Insurance companies cancel their individual plans all the time. The Affordable Care Act grandfathered in current plans, but that grandfathering mostly depended on insurance companies deciding to keep those plans going, and few of them did: They decided instead to phase out their old plans and create new ones in the Obamacare exchanges. That’s why, even though Obama knew that his health-care law would disrupt the individual market, he didn’t expect the wave of cancellation notices that people have received. In his press conference today, Obama said that he expected that the provisions in Obamacare to grandfather in existing individual policy holders would work, and they didn’t.
 
Republicans in Congress, trailed by panicky Democrats, are trying to exploit people’s consternation by either allowing (in the case of Republican Fred Upton’s bill) or requiring (in the case of Democrat Mary Landrieu’s) insurance companies to continue these plans. But they are probably bullshitting about this, too: Insurance companies say it’s way too late for them to start reissuing plans for 2014 they hadn’t planned to issue.
Obama’s plan is to let people reup their individual market plans, if the insurers go along with it. Will many insurers go along with it? Probably not, but experts aren’t exactly sure. If not, then all the keep-your-plan promises floating around — Obama’s, the Democratic plans, the Republican plans — are closing the barn doors after the horses have fled.
To the extent any of these proposals actually would work, their effect would be harmful. Most people who have individual insurance now get that insurance because they’re really healthy. Draining them out of the exchanges would leave the exchanges with a sicker pool of customers, eventually driving up rates.
Now, that wouldn’t be a disaster in the short run.
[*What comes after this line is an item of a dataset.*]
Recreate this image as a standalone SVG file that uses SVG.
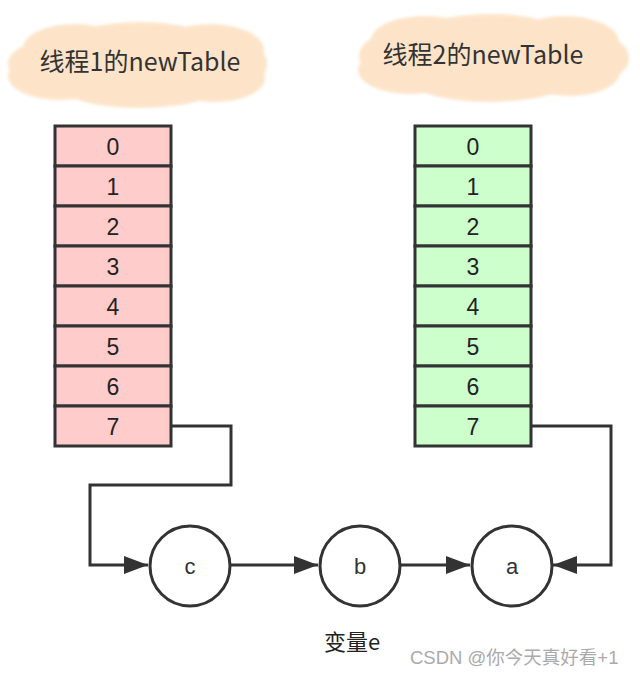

Obamacare creates protections for insurance companies that get stuck with sicker customers over the first few years. (A good, short explainer for how this works can be found here.) That would protect the system from the dreaded actuarial “death spiral," but would also cost the government money.
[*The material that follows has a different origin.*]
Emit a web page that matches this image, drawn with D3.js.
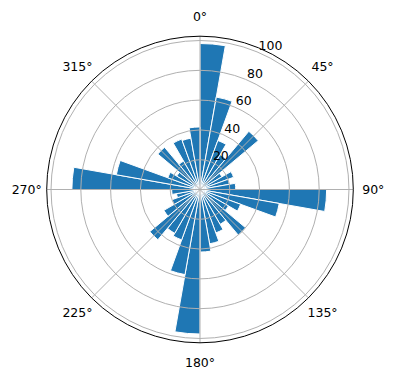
<!DOCTYPE html>
<html>
<head>
<meta charset="utf-8">
<style>
    body { margin: 0; background: #fff; }
    text { font-family: "DejaVu Sans", sans-serif; }
</style>
</head>
<body>
<div id="chart"></div>
<script src="https://d3js.org/d3.v7.min.js"></script>
<script>
    // direction bins (start angle, degrees) and bar heights
    var directions = [0, 10, 20, 30, 40, 50, 60, 70, 80,
                      90, 100, 110, 120, 130, 140, 150, 160, 170,
                      180, 190, 200, 210, 220, 230, 240, 250, 260,
                      270, 280, 290, 300, 310, 320, 330, 340, 350];
    var counts = [98, 63, 35, 27, 51, 17, 24, 20, 24,
                  85, 54, 29, 22, 40, 27, 31, 37, 42,
                  97, 58, 36, 34, 44, 28, 20, 16, 19,
                  86, 57, 23, 18, 37, 22, 36, 35, 42];
    var binWidth = 10;

    var rTicks = [20, 40, 60, 80, 100];
    var thetaTicks = [0, 45, 90, 135, 180, 225, 270, 315];
    var thetaLabels = ["0°", "45°", "90°", "135°", "180°", "225°", "270°", "315°"];

    var width = 396,
        height = 380,
        cx = 200,
        cy = 189.5,
        R = 153.3;

    var svg = d3.select("#chart")
        .append("svg")
        .attr("width", width)
        .attr("height", height);

    var g = svg.append("g").attr("transform", "translate(" + cx + "," + cy + ")");

    // matplotlib-like 5% margin on the radial axis
    var r = d3.scaleLinear()
        .domain([0, d3.max(counts) * 1.05])
        .range([0, R]);

    var rad = function (deg) { return deg * Math.PI / 180; };

    var arc = d3.arc()
        .innerRadius(0)
        .outerRadius(function (d) { return r(d.v); })
        .startAngle(function (d) { return rad(d.a); })
        .endAngle(function (d) { return rad(d.a + binWidth); });

    var bars = directions.map(function (a, i) { return { a: a, v: counts[i] }; });

    g.append("g")
        .selectAll("path")
        .data(bars)
        .enter().append("path")
        .attr("d", arc)
        .attr("fill", "#1f77b4")
        .attr("stroke", "#fff")
        .attr("stroke-width", 1);

    // grid on top of the bars
    var grid = g.append("g")
        .attr("fill", "none")
        .attr("stroke", "#b0b0b0")
        .attr("stroke-width", 1);

    grid.selectAll("circle")
        .data(rTicks)
        .enter().append("circle")
        .attr("r", function (d) { return r(d); });

    grid.selectAll("line")
        .data(thetaTicks)
        .enter().append("line")
        .attr("x1", 0).attr("y1", 0)
        .attr("x2", function (d) { return R * Math.sin(rad(d)); })
        .attr("y2", function (d) { return -R * Math.cos(rad(d)); });

    // outer spine
    g.append("circle")
        .attr("r", R)
        .attr("fill", "none")
        .attr("stroke", "#000")
        .attr("stroke-width", 1);

    // angle labels
    var labelR = R + 20;
    g.append("g")
        .selectAll("text")
        .data(thetaTicks)
        .enter().append("text")
        .attr("x", function (d) { return labelR * Math.sin(rad(d)); })
        .attr("y", function (d) { return -labelR * Math.cos(rad(d)); })
        .attr("text-anchor", "middle")
        .attr("dominant-baseline", "central")
        .attr("font-size", "12.5px")
        .text(function (d, i) { return thetaLabels[i]; });

    // radial labels along 22.5 degrees
    g.append("g")
        .selectAll("text")
        .data(rTicks)
        .enter().append("text")
        .attr("x", function (d) { return r(d) * Math.sin(rad(22.5)) + 1.5; })
        .attr("y", function (d) { return -r(d) * Math.cos(rad(22.5)) - 1.5; })
        .attr("font-size", "12.5px")
        .text(function (d) { return d; });
</script>
</body>
</html>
Does Obama’s plan solve the policy problem of people losing their plans? Probably not — the main mechanism is to let Obama throw the blame to insurance companies (many of whom, as noted, originally threw the blame at Obama.) Does it solve the political problem of angry individual market customers? Again, probably not — many and perhaps most people won’t be able to keep their individual plans. Democrats also want the chance to take an affirmative vote to “fix” Obamacare, and an administrative ruling doesn’t let them do that. Obama’s announcement mainly leaves the law in the same place it’s been for a month and a half: waiting to see if the administration can fix the website.
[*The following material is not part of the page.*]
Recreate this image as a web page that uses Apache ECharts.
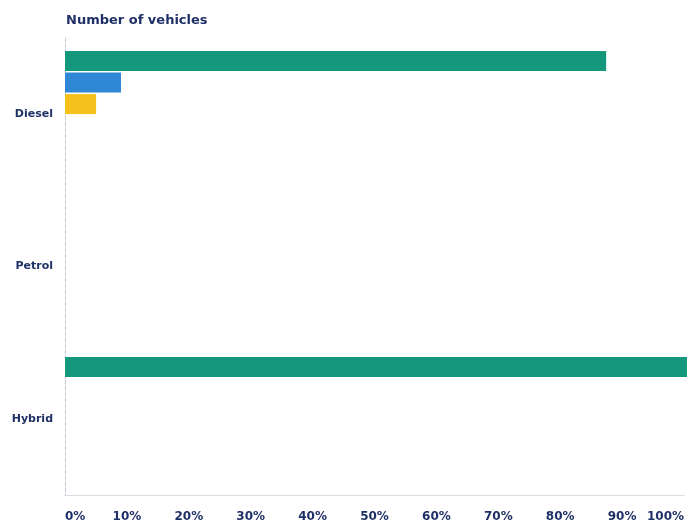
<!DOCTYPE html>
<html>
<head>
<meta charset="utf-8">
<script src="https://cdn.jsdelivr.net/npm/echarts@6/dist/echarts.min.js"></script>
<style>
  html, body { margin: 0; padding: 0; background: #ffffff; }
  #chart { width: 687px; height: 529px; }
</style>
</head>
<body>
<div id="chart"></div>
<script>
// Fuel types shown on the vertical axis
const fuelTypes = ['Diesel', 'Petrol', 'Hybrid'];

// Share of vehicles (%) per fuel type for each group
const greenValues = [87, 0, 100];
const blueValues = [9, 0, 0];
const yellowValues = [5, 0, 0];

// Percentage ticks along the horizontal axis
const percentTicks = [0, 10, 20, 30, 40, 50, 60, 70, 80, 90, 100];

const navy = '#1f3066';
const font = '"DejaVu Sans", Lato, sans-serif';

const chart = echarts.init(document.getElementById('chart'), null, { renderer: 'canvas' });

chart.setOption({
  backgroundColor: '#ffffff',
  animation: false,
  title: {
    text: 'Number of vehicles',
    left: 61,
    top: 9,
    textStyle: { fontFamily: font, fontWeight: 'bold', fontSize: 13, color: navy }
  },
  grid: [
    // frame carrying the visible axes and labels
    { left: 65, right: 1, top: 38, bottom: 34, containLabel: false },
    // frame carrying the bars, sitting slightly higher than the labels
    { left: 65, right: 0, top: 6, bottom: 64, containLabel: false }
  ],
  xAxis: [
    {
      gridIndex: 0,
      type: 'value',
      min: percentTicks[0],
      max: percentTicks[percentTicks.length - 1],
      interval: 10,
      axisLine: { show: true, lineStyle: { color: '#d3d6de', type: 'dotted', width: 1 } },
      axisTick: { show: false },
      splitLine: { show: false },
      axisLabel: {
        formatter: '{value}%',
        margin: 16,
        color: navy,
        fontFamily: font,
        fontWeight: 'bold',
        fontSize: 12,
        alignMinLabel: 'left',
        alignMaxLabel: 'right'
      }
    },
    {
      gridIndex: 1,
      type: 'value',
      min: percentTicks[0],
      max: percentTicks[percentTicks.length - 1],
      show: false
    }
  ],
  yAxis: [
    {
      gridIndex: 0,
      type: 'category',
      data: fuelTypes,
      inverse: true,
      axisLine: { show: true, lineStyle: { color: '#c9ccd8', type: 'dashed', width: 1 } },
      axisTick: { show: false },
      splitLine: { show: false },
      axisLabel: {
        margin: 12,
        color: navy,
        fontFamily: font,
        fontWeight: 'bold',
        fontSize: 11
      }
    },
    {
      gridIndex: 1,
      type: 'category',
      data: fuelTypes,
      inverse: true,
      show: false
    }
  ],
  series: [
    {
      name: 'Group 1',
      type: 'bar',
      xAxisIndex: 1,
      yAxisIndex: 1,
      data: greenValues,
      barWidth: 20,
      barGap: '8%',
      itemStyle: { color: '#14977a' }
    },
    {
      name: 'Group 2',
      type: 'bar',
      xAxisIndex: 1,
      yAxisIndex: 1,
      data: blueValues,
      barWidth: 20,
      barGap: '8%',
      itemStyle: { color: '#2f87d6' }
    },
    {
      name: 'Group 3',
      type: 'bar',
      xAxisIndex: 1,
      yAxisIndex: 1,
      data: yellowValues,
      barWidth: 20,
      barGap: '8%',
      itemStyle: { color: '#f3c01c' }
    }
  ]
});
</script>
</body>
</html>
GREG SARGENT WASHINGTON POST

But here’s the thing: No matter what Dems continue to say — and no matter how hard Republicans try to foment disarray among them — it’s far from clear that any legislative fix can pass and go to the president. As one senior Senate Democratic leadership aide put it candidly to me: ” House Republicans won’t support the Landrieu bill. Upton wouldn’t pass here. So nothing will pass both Houses and get to the president.”
All of which is to say that all of the chips have been placed on Obama’s administrative fix. That’s probably the only fix we’re getting, and the rest of the machinations among Dems are probably going to amount to little more than noise and posturing. Indeed, even Obama’s fix, if insurers don’t play along, is probably not going to be a major factor.
So we’re back where we’ve always been: All that really matters is whether the law works over the long haul, and the fate of Dem lawmakers is heavily bound up in that outcome. Dems should probably just resign themselves to that political reality and do all they can to make the law a success, and to communicate to constituents that patience and a long view are necessary.